When you go to the grocery store, estimate your bill. Round everything up to the nearest dollar and see how close you get the total at the register. Figure out if you get a better value by buying one pound of coffee at $9.95 a pound or one-half pound for $6.95. Round $6.95 up to $7 and then multiply by two. If you buy the coffee at $9.95 a pound, you will get 16 ounces for just under $10. If you buy two 8-ounce, half-pound bags at $6.95 per half pound, then a pound of coffee will cost you nearly $14.

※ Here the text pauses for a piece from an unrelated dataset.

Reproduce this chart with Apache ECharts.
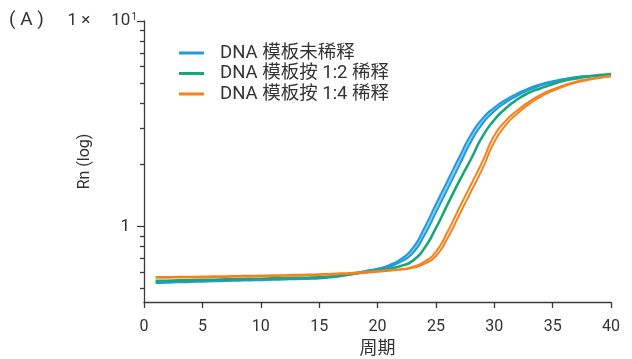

Estimating Instead of Counting
Think of how many times you needed to know approximately how many items a container held. Look at a jar of jelly beans. You can't count every jelly bean, but you can make a guess. One way is to count all the jellybeans along the bottom of the jar. For best results, lift the jar. If you can't lift the jar, then estimate. Don't worry about counting every bean, just get a general number. After you've counted the approximate number of jellybeans along the bottom of the jar, count how high the jellybeans go up to in the jar. If the jar is 10 inches high from its neck to the bottom and the jellybeans start one inch below the neck, you see that there are nine inches of jellybeans in the jar. Multiply the number of jellybeans you counted on the bottom of the jar by nine inches in height. Multiplying these two numbers together will give you a close estimate as to how many jellybeans there are in the jar.